Show, in full, each line of the data that contains "this".

* Begin Records supplied *

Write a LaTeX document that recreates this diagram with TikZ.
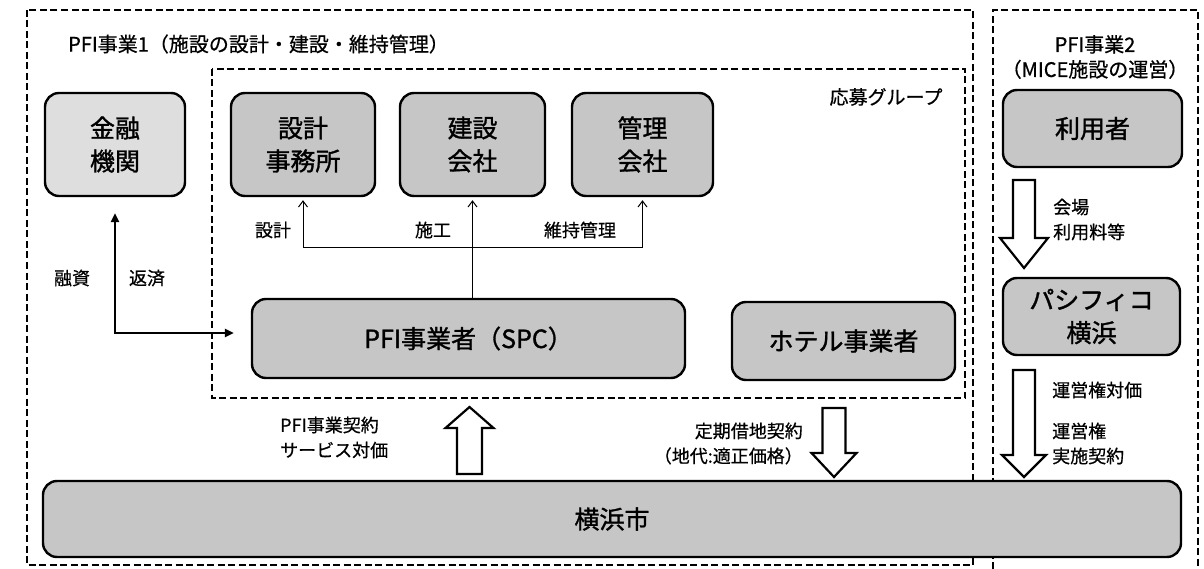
\documentclass[tikz,border=0pt]{standalone}
\usepackage{fontspec}
\setmainfont{Noto Sans CJK JP}[FakeBold=0.6]
\newfontfamily\boxfont{Noto Sans CJK JP}[FakeBold=1.3]
\usetikzlibrary{arrows.meta,calc}
\definecolor{boxgray}{RGB}{198,198,198}
\definecolor{lightgray}{RGB}{222,222,222}
\newcommand\blockarrow[6]{% x, tail y, head-base y, tip y, half shaft, half head
  \draw[bigarrow] (#1-#5,#2) -- (#1-#5,#3) -- (#1-#6,#3) -- (#1,#4) -- (#1+#6,#3) -- (#1+#5,#3) -- (#1+#5,#2) -- cycle;}
\begin{document}
\begin{tikzpicture}[x=1pt,y=-1pt,
  dashbox/.style={draw, line width=2pt, dash pattern=on 7pt off 3.5pt},
  box/.style={draw, line width=2.4pt, rounded corners=14pt, fill=boxgray, align=center,
    font=\boxfont\fontsize{25}{33}\selectfont, inner sep=0pt},
  lbl/.style={font=\fontsize{18}{25}\selectfont, inner sep=0pt},
  ttl/.style={font=\fontsize{20}{25}\selectfont, inner sep=0pt},
  bigarrow/.style={draw, line width=2.2pt, fill=white, line join=miter},
  treearrow/.style={line width=1pt, {Straight Barb[length=6pt,width=9pt]}-{Straight Barb[length=6pt,width=9pt]}},
  loanarrow/.style={line width=2.5pt, {Triangle[length=9pt,width=8pt]}-{Triangle[length=9pt,width=8pt]}}
]
\useasboundingbox (0,0) rectangle (1204,569);
\fill[white] (0,0) rectangle (1204,569);

% dashed frames
\draw[dashbox] (27,10) rectangle (973,565);
\draw[dashbox] (212,69) rectangle (965,398);
\draw[dashbox] (993,569) -- (993,10) -- (1198,10) -- (1198,569);

% titles
\node[ttl, anchor=west] (t1) at (68,44) {PFI事業1（施設の設計・建設・維持管理）};
\node[ttl, align=center] (t2) at (1095,57) {PFI事業2\\（MICE施設の運営）};
\node[lbl, font=\fontsize{19}{25}\selectfont] (grp) at (886,97) {応募グループ};

% boxes
\node[box, fill=lightgray, minimum width=140pt, minimum height=103pt] (kinyu) at (115,144.5) {金融\\機関};
\node[box, minimum width=144pt, minimum height=103pt] (sekkei) at (303,144.5) {設計\\事務所};
\node[box, minimum width=145pt, minimum height=103pt] (kensetsu) at (472.5,144.5) {建設\\会社};
\node[box, minimum width=141pt, minimum height=103pt] (kanri) at (642.5,144.5) {管理\\会社};
\node[box, minimum width=433pt, minimum height=79pt] (spc) at (468.5,338.5) {PFI事業者（SPC）};
\node[box, minimum width=223pt, minimum height=78pt] (hotel) at (843.5,341) {ホテル事業者};
\node[box, minimum width=179pt, minimum height=77pt] (riyou) at (1092.5,128.5) {利用者};
\node[box, minimum width=177pt, minimum height=77pt] (pacifico) at (1091.5,316.5) {パシフィコ\\横浜};
\node[box, minimum width=1138pt, minimum height=76pt] (yokohama) at (612,519) {横浜市};

% loan arrow
\coordinate (loancorner) at (kinyu.south |- 0,333);
\draw[loanarrow] ([yshift=-16pt]kinyu.south) -- (loancorner) -- ([xshift=-17pt]spc.west |- loancorner);
\node[lbl] (yushi) at (72,278) {融資};
\node[lbl] (hensai) at (147,278) {返済};

% tree arrows
\coordinate (tj) at (470,248);
\draw[treearrow] ([yshift=-3pt]sekkei.south) -- (sekkei.south |- tj) -- (kanri.south |- tj) -- ([yshift=-3pt]kanri.south);
\draw[line width=1pt, -{Straight Barb[length=6pt,width=9pt]}] (kensetsu.south |- spc.north) -- ([yshift=-3pt]kensetsu.south);
\node[lbl] (l1) at (273,230) {設計};
\node[lbl] (l2) at (433,230) {施工};
\node[lbl] (l3) at (580,230) {維持管理};

% block arrows
\blockarrow{469.5}{474}{428}{407}{12.5}{24}
\blockarrow{834}{408}{453}{477}{11.5}{22.5}
\blockarrow{1024}{180}{238}{268}{11}{24}
\blockarrow{1024}{370}{455}{477}{11}{22}

\node[lbl, anchor=west, align=left] (c1) at (280,437.5) {PFI事業契約\\サービス対価};
\node[lbl, anchor=east, align=right] (c2) at (803,443.5) {定期借地契約\\（地代:適正価格）};
\node[lbl, anchor=west, align=left] (c3) at (1053,219.5) {会場\\利用料等};
\node[lbl, anchor=west] (c4) at (1052,390) {運営権対価};
\node[lbl, anchor=west, align=left] (c5) at (1052,443.5) {運営権\\実施契約};
\end{tikzpicture}
\end{document}
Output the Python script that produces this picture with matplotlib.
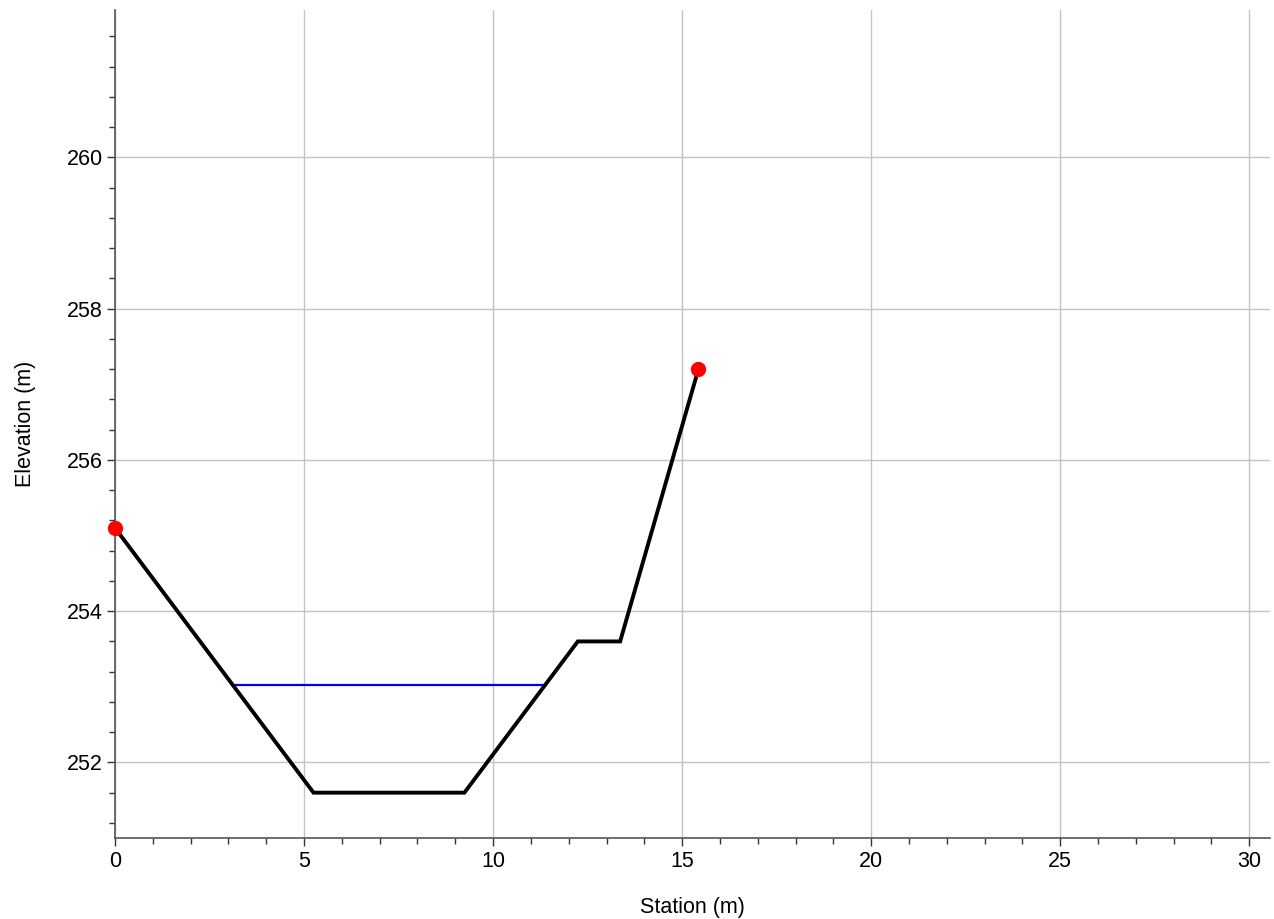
import numpy as np
import matplotlib.pyplot as plt
from matplotlib.ticker import MultipleLocator

plt.rcParams['font.family'] = ['Liberation Sans', 'DejaVu Sans']

# cross-section survey
station = [0.0, 5.25, 9.24, 12.24, 13.36, 15.43]
elevation = [255.1, 251.6, 251.6, 253.6, 253.6, 257.2]

# bank points
bank_station = [0.0, 15.43]
bank_elev = [255.1, 257.2]

# water surface
ws_station = [3.12, 11.36]
ws_elev = [253.02, 253.02]

fig = plt.figure(figsize=(12.74, 9.19), dpi=100, facecolor='white')
ax = fig.add_axes([0.0903, 0.0881, 0.9066, 0.901])

ax.plot(station, elevation, color='black', lw=2.8, zorder=3, solid_joinstyle='miter')
ax.plot(ws_station, ws_elev, color='#0000ee', lw=1.6, zorder=2)
ax.plot(bank_station, bank_elev, 'o', color='red', ms=10, zorder=4, clip_on=False)

ax.set_xlim(0, 30.55)
ax.set_ylim(251.0, 261.95)

ax.xaxis.set_major_locator(MultipleLocator(5))
ax.xaxis.set_minor_locator(MultipleLocator(1))
ax.yaxis.set_major_locator(MultipleLocator(2))
ax.yaxis.set_minor_locator(MultipleLocator(0.4))

ax.grid(True, which='major', color='#c4c4c4', lw=1)
ax.set_axisbelow(True)

for s in ['top', 'right']:
    ax.spines[s].set_visible(False)
for s in ['left', 'bottom']:
    ax.spines[s].set_color('#555555')
    ax.spines[s].set_linewidth(1.2)

ax.tick_params(which='major', direction='out', length=6, width=1, colors='#333333',
               labelsize=15.5, labelcolor='black', pad=3)
ax.tick_params(which='minor', direction='out', length=4, width=1, colors='#333333')

ax.set_xlabel('Station (m)', fontsize=15.5, labelpad=18)
ax.set_ylabel('Elevation (m)', fontsize=15.5, labelpad=22)

fig.savefig('out.png', dpi=100, facecolor='white')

* End Records supplied *

Expected answer.
Write a LaTeX document that recreates this diagram with TikZ.
Output the Python script that produces this picture with matplotlib.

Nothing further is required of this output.